Exercise aim
Extract everything from the first line through the line with "const legendLabel = 'The", both ends included, except for any pictures.

Information shown
▶
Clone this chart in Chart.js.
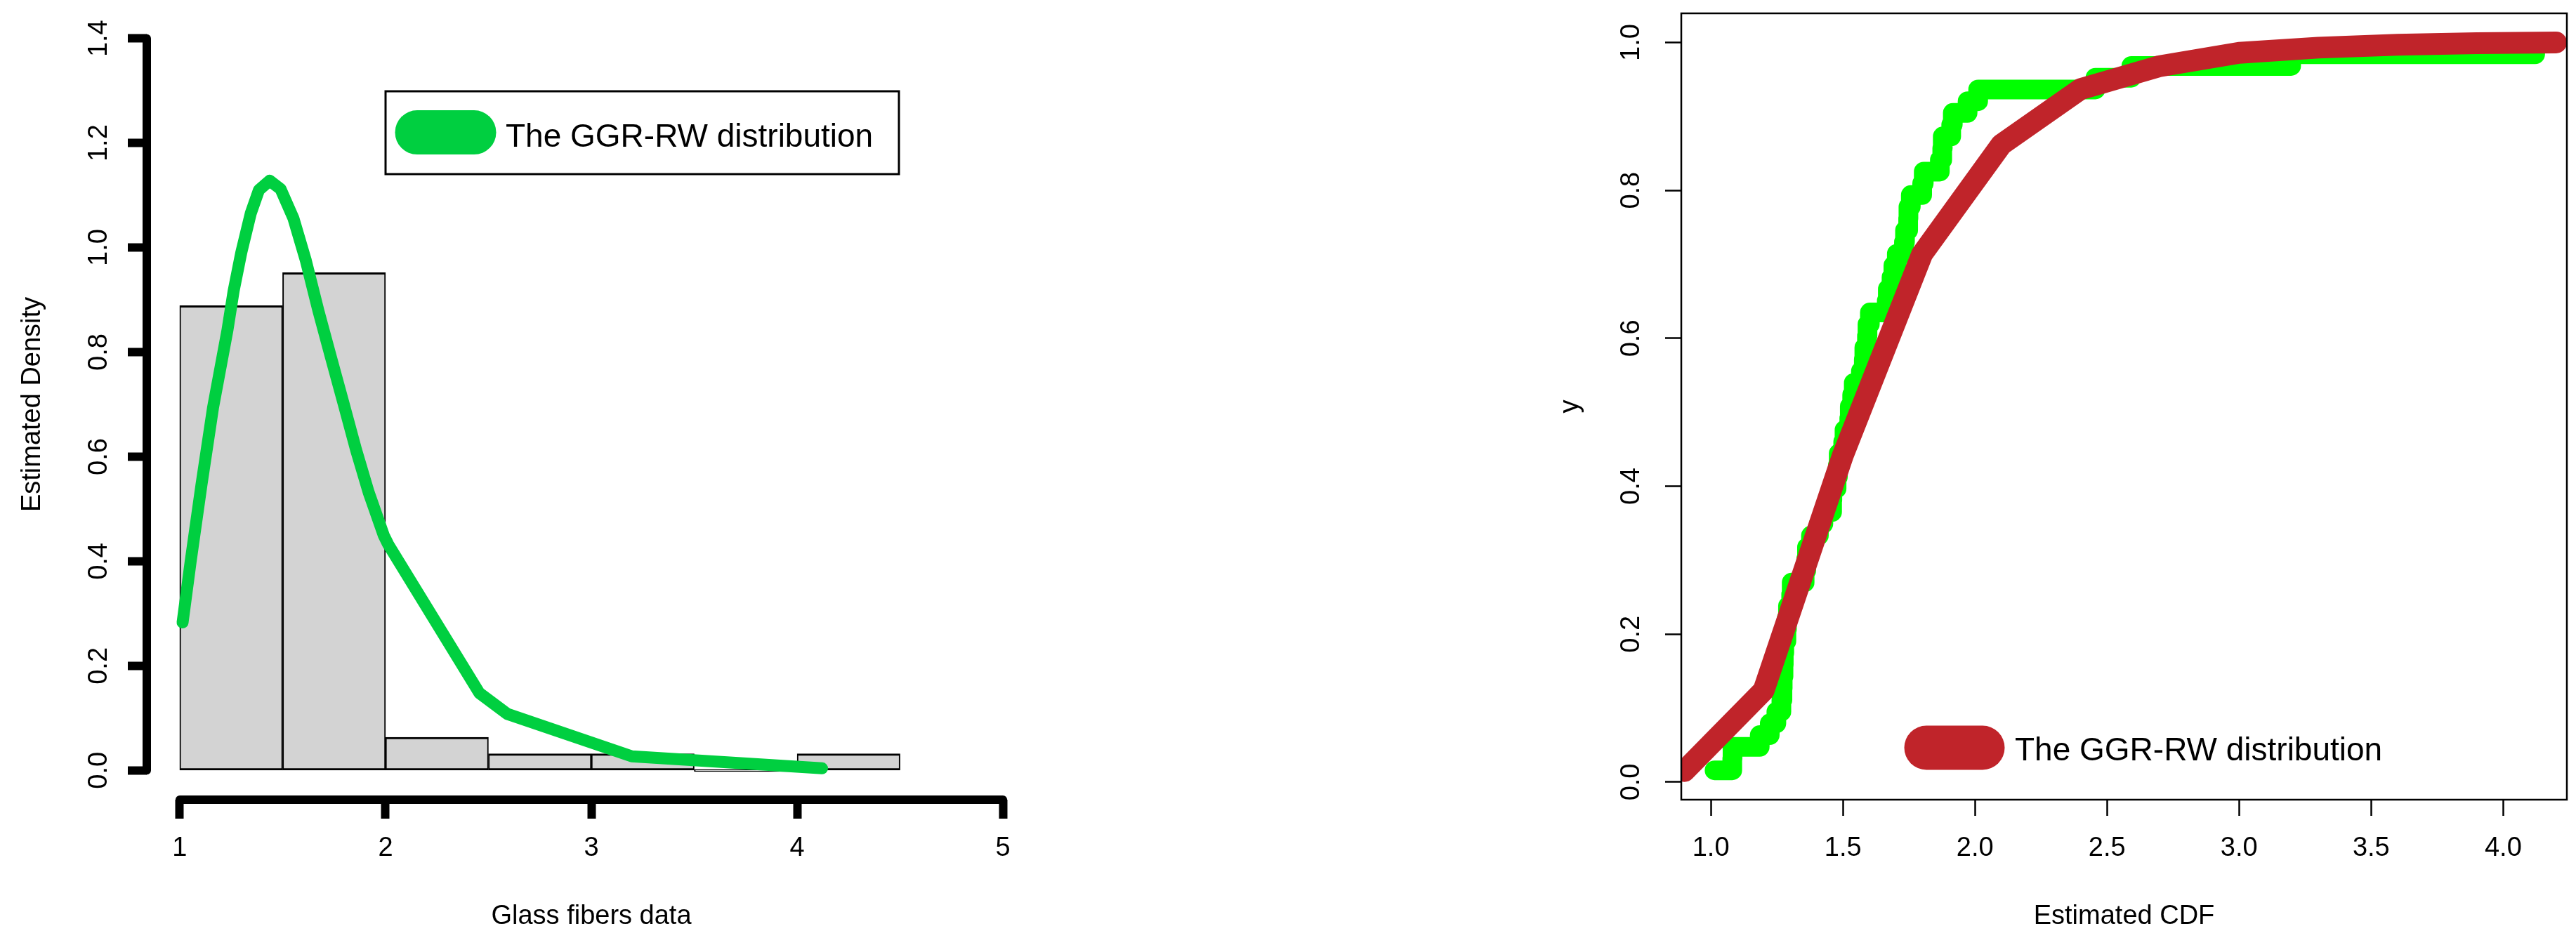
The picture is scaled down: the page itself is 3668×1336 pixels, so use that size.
<!DOCTYPE html>
<html>
<head>
<meta charset="utf-8">
<script src="https://cdn.jsdelivr.net/npm/chart.js@4.4.1/dist/chart.umd.min.js"></script>
<style>
html,body{margin:0;padding:0;background:#fff;}
#wrap{position:relative;width:3668px;height:1336px;overflow:hidden;background:#fff;}
#c1{position:absolute;left:0;top:0;}
#c2{position:absolute;left:2100px;top:0;}
</style>
</head>
<body>
<div id="wrap">
<canvas id="c1" width="1700" height="1336"></canvas>
<canvas id="c2" width="1568" height="1336"></canvas>
</div>
<script>
// ---------------- data ----------------
const legendLabel = 'The GGR-RW distribution';

// Left panel: histogram (bin centres, density heights)
const histBinCenters = [1.25, 1.75, 2.25, 2.75, 3.25, 3.75, 4.25];
const histDensity    = [0.889, 0.952, 0.0635, 0.0317, 0.0317, 0, 0.0317];
// Fitted density curve
const densityX = [1.014, 1.053, 1.106, 1.162, 1.232, 1.262, 1.299, 1.345, 1.385, 1.437, 1.49, 1.5525, 1.613, 1.674, 1.735, 1.796, 1.857, 1.918, 1.991, 2.012, 2.456, 2.592, 3.197, 4.121];
const densityY = [0.283, 0.399, 0.547, 0.694, 0.842, 0.917, 0.99, 1.065, 1.11, 1.128, 1.112, 1.056, 0.975, 0.879, 0.79, 0.702, 0.613, 0.532, 0.45, 0.433, 0.148, 0.108, 0.027, 0.004];
const histXTicks = [1, 2, 3, 4, 5];
const histYTicks = [0, 0.2, 0.4, 0.6, 0.8, 1.0, 1.2, 1.4];

// Right panel: empirical CDF (sorted glass fibre strengths) and fitted CDF
const glassFibers = [1.014, 1.081, 1.082, 1.185, 1.223, 1.248, 1.267, 1.271, 1.272, 1.275, 1.276, 1.278, 1.286, 1.288, 1.292, 1.304, 1.306, 1.355, 1.361, 1.364, 1.379, 1.409, 1.426, 1.459, 1.46, 1.476, 1.481, 1.484, 1.501, 1.506, 1.524, 1.526, 1.535, 1.541, 1.568, 1.579, 1.581, 1.591, 1.593, 1.602, 1.666, 1.67, 1.684, 1.691, 1.704, 1.731, 1.735, 1.747, 1.748, 1.757, 1.8, 1.806, 1.867, 1.876, 1.878, 1.91, 1.916, 1.972, 2.012, 2.456, 2.592, 3.197, 4.121];
const ecdfY = [0.0159, 0.0317, 0.0476, 0.0635, 0.0794, 0.0952, 0.1111, 0.127, 0.1429, 0.1587, 0.1746, 0.1905, 0.2063, 0.2222, 0.2381, 0.254, 0.2698, 0.2857, 0.3016, 0.3175, 0.3333, 0.3492, 0.3651, 0.381, 0.3968, 0.4127, 0.4286, 0.4444, 0.4603, 0.4762, 0.4921, 0.5079, 0.5238, 0.5397, 0.5556, 0.5714, 0.5873, 0.6032, 0.619, 0.6349, 0.6508, 0.6667, 0.6825, 0.6984, 0.7143, 0.7302, 0.746, 0.7619, 0.7778, 0.7937, 0.8095, 0.8254, 0.8413, 0.8571, 0.873, 0.8889, 0.9048, 0.9206, 0.9365, 0.9524, 0.9683, 0.9841, 1.0];
const cdfX = [0.9, 1.2, 1.5, 1.8, 2.1, 2.4, 2.7, 3.0, 3.3, 3.6, 3.9, 4.2];
const cdfY = [0.015, 0.124, 0.442, 0.714, 0.862, 0.937, 0.968, 0.986, 0.993, 0.997, 0.999, 1.0];
const cdfXTicks = [1.0, 1.5, 2.0, 2.5, 3.0, 3.5, 4.0];
const cdfYTicks = [0, 0.2, 0.4, 0.6, 0.8, 1.0];

// ---------------- plugins ----------------
const FONT = 'Liberation Sans, Arial, sans-serif';

const rAxes = {
  id: 'rAxes',
  afterDraw(chart, args, o) {
    if (!o || !o.enabled) return;
    const {ctx, chartArea: ca, scales: {x, y}} = chart;
    ctx.save();
    ctx.strokeStyle = '#000';
    ctx.lineWidth = o.width;
    if (o.box) {
      ctx.strokeRect(ca.left, ca.top, ca.right - ca.left, ca.bottom - ca.top);
    } else {
      ctx.lineCap = 'round';
      ctx.beginPath();
      ctx.moveTo(ca.left, y.getPixelForValue(o.yTicks[0]));
      ctx.lineTo(ca.left, y.getPixelForValue(o.yTicks[o.yTicks.length - 1]));
      ctx.moveTo(x.getPixelForValue(o.xTicks[0]), ca.bottom);
      ctx.lineTo(x.getPixelForValue(o.xTicks[o.xTicks.length - 1]), ca.bottom);
      ctx.stroke();
    }
    ctx.restore();
  }
};

const rLegend = {
  id: 'rLegend',
  afterDatasetsDraw(chart, args, o) {
    if (!o || !o.enabled) return;
    const ds = chart.data.datasets[o.datasetIndex];
    const {ctx, chartArea: ca} = chart;
    ctx.save();
    if (o.box) {
      ctx.fillStyle = '#fff';
      ctx.fillRect(ca.left + o.box.x, ca.top + o.box.y, o.box.w, o.box.h);
      ctx.lineWidth = o.box.lw;
      ctx.strokeStyle = '#000';
      ctx.strokeRect(ca.left + o.box.x, ca.top + o.box.y, o.box.w, o.box.h);
    }
    ctx.strokeStyle = ds.borderColor;
    ctx.lineWidth = o.symWidth;
    ctx.lineCap = 'round';
    ctx.beginPath();
    ctx.moveTo(ca.left + o.symX0, ca.top + o.symY);
    ctx.lineTo(ca.left + o.symX1, ca.top + o.symY);
    ctx.stroke();
    ctx.fillStyle = '#000';
    ctx.font = o.fontSize + 'px ' + FONT;
    ctx.textAlign = 'left';
    ctx.textBaseline = 'alphabetic';
    ctx.fillText(ds.label, ca.left + o.textX, ca.top + o.textY);
    ctx.restore();
  }
};

Chart.register(rAxes, rLegend);

function fixedTicks(list) {
  return (s) => { s.ticks = list.map(v => ({value: v})); };
}
function fixSize(dim, val) {
  return (s) => {
    s[dim] = val;
    s.paddingTop = 0; s.paddingBottom = 0; s.paddingLeft = 0; s.paddingRight = 0;
  };
}

// ---------------- left chart ----------------
new Chart(document.getElementById('c1'), {
  type: 'bar',
  data: {
    datasets: [
      {
        type: 'line',
        label: legendLabel,
        data: densityX.map((v, i) => ({x: v, y: densityY[i]})),
        borderColor: '#00CF40',
        backgroundColor: '#00CF40',
        borderWidth: 17,
        pointRadius: 0,
        tension: 0,
        fill: false,
        borderCapStyle: 'round',
        borderJoinStyle: 'round',
        order: 0
      },
      {
        type: 'bar',
        label: 'Histogram',
        data: histBinCenters.map((v, i) => ({x: v, y: histDensity[i]})),
        backgroundColor: '#D3D3D3',
        borderColor: '#000',
        borderWidth: {top: 3, bottom: 3, left: 2, right: 2},
        borderSkipped: false,
        barPercentage: 1,
        categoryPercentage: 1,
        minBarLength: 3,
        order: 1
      }
    ]
  },
  options: {
    responsive: false,
    devicePixelRatio: 1,
    animation: false,
    events: [],
    layout: {padding: {left: 0, top: 13, right: 225, bottom: 0}, autoPadding: false},
    plugins: {
      legend: {display: false},
      tooltip: {enabled: false},
      rAxes: {enabled: true, width: 12, xTicks: histXTicks, yTicks: histYTicks},
      rLegend: {enabled: true, datasetIndex: 0,
        box: {x: 340, y: 117, w: 731, h: 118, lw: 3},
        symX0: 385, symX1: 466, symY: 175.6, symWidth: 63,
        textX: 511, textY: 195.5, fontSize: 46}
    },
    scales: {
      x: {
        type: 'linear', min: 0.84, max: 5.16, offset: false,
        afterBuildTicks: fixedTicks(histXTicks),
        afterFit: fixSize('height', 197),
        border: {display: false},
        grid: {display: true, drawOnChartArea: false, drawTicks: true, tickLength: 27, tickWidth: 12, tickColor: '#000', offset: false},
        ticks: {color: '#000', font: {family: FONT, size: 38}, padding: 20, maxRotation: 0, autoSkip: false, callback: (v) => String(v)},
        title: {display: true, text: 'Glass fibers data', color: '#000', font: {family: FONT, size: 38}, padding: {top: 0, bottom: 8}}
      },
      y: {
        type: 'linear', min: -0.056, max: 1.456,
        afterBuildTicks: fixedTicks(histYTicks),
        afterFit: fixSize('width', 209),
        border: {display: false},
        grid: {display: true, drawOnChartArea: false, drawTicks: true, tickLength: 27, tickWidth: 12, tickColor: '#000'},
        ticks: {color: '#000', font: {family: FONT, size: 38}, padding: 14, minRotation: 90, maxRotation: 90, crossAlign: 'center', autoSkip: false, callback: (v) => Number(v).toFixed(1)},
        title: {display: true, text: 'Estimated Density', color: '#000', font: {family: FONT, size: 38}, padding: {top: 24, bottom: 0}}
      }
    }
  }
});

// ---------------- right chart ----------------
new Chart(document.getElementById('c2'), {
  type: 'line',
  data: {
    datasets: [
      {
        label: legendLabel,
        data: cdfX.map((v, i) => ({x: v, y: cdfY[i]})),
        borderColor: '#C0242A',
        backgroundColor: '#C0242A',
        borderWidth: 31,
        pointRadius: 0,
        tension: 0,
        fill: false,
        borderCapStyle: 'round',
        borderJoinStyle: 'round',
        clip: 0,
        order: 0
      },
      {
        label: 'Empirical CDF',
        data: glassFibers.map((v, i) => ({x: v, y: ecdfY[i]})),
        borderColor: '#00FF00',
        backgroundColor: '#00FF00',
        borderWidth: 28,
        pointRadius: 0,
        stepped: 'before',
        fill: false,
        borderCapStyle: 'round',
        borderJoinStyle: 'round',
        clip: 0,
        order: 1
      }
    ]
  },
  options: {
    responsive: false,
    devicePixelRatio: 1,
    animation: false,
    events: [],
    layout: {padding: {left: 0, top: 19, right: 13, bottom: 0}, autoPadding: false},
    plugins: {
      legend: {display: false},
      tooltip: {enabled: false},
      rAxes: {enabled: true, box: true, width: 2.5},
      rLegend: {enabled: true, datasetIndex: 0,
        symX0: 349, symX1: 429, symY: 1046, symWidth: 63,
        textX: 475, textY: 1064, fontSize: 46}
    },
    scales: {
      x: {
        type: 'linear', min: 0.888, max: 4.241, offset: false,
        afterBuildTicks: fixedTicks(cdfXTicks),
        afterFit: fixSize('height', 197),
        border: {display: false},
        grid: {display: true, drawOnChartArea: false, drawTicks: true, tickLength: 23, tickWidth: 2.5, tickColor: '#000', offset: false},
        ticks: {color: '#000', font: {family: FONT, size: 38}, padding: 24, maxRotation: 0, autoSkip: false, callback: (v) => Number(v).toFixed(1)},
        title: {display: true, text: 'Estimated CDF', color: '#000', font: {family: FONT, size: 38}, padding: {top: 0, bottom: 8}}
      },
      y: {
        type: 'linear', min: -0.0238, max: 1.0394,
        afterBuildTicks: fixedTicks(cdfYTicks),
        afterFit: fixSize('width', 294),
        border: {display: false},
        grid: {display: true, drawOnChartArea: false, drawTicks: true, tickLength: 23, tickWidth: 2.5, tickColor: '#000'},
        ticks: {color: '#000', font: {family: FONT, size: 38}, padding: 21, minRotation: 90, maxRotation: 90, crossAlign: 'center', autoSkip: false, callback: (v) => Number(v).toFixed(1)},
        title: {display: true, text: 'y', color: '#000', font: {family: FONT, size: 38}, padding: {top: 114, bottom: 0}}
      }
    }
  }
});
</script>
</body>
</html>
◀
Output for this exercise
Clone this chart in Chart.js.
The picture is scaled down: the page itself is 3668×1336 pixels, so use that size.
<!DOCTYPE html>
<html>
<head>
<meta charset="utf-8">
<script src="https://cdn.jsdelivr.net/npm/chart.js@4.4.1/dist/chart.umd.min.js"></script>
<style>
html,body{margin:0;padding:0;background:#fff;}
#wrap{position:relative;width:3668px;height:1336px;overflow:hidden;background:#fff;}
#c1{position:absolute;left:0;top:0;}
#c2{position:absolute;left:2100px;top:0;}
</style>
</head>
<body>
<div id="wrap">
<canvas id="c1" width="1700" height="1336"></canvas>
<canvas id="c2" width="1568" height="1336"></canvas>
</div>
<script>
// ---------------- data ----------------
const legendLabel = 'The GGR-RW distribution';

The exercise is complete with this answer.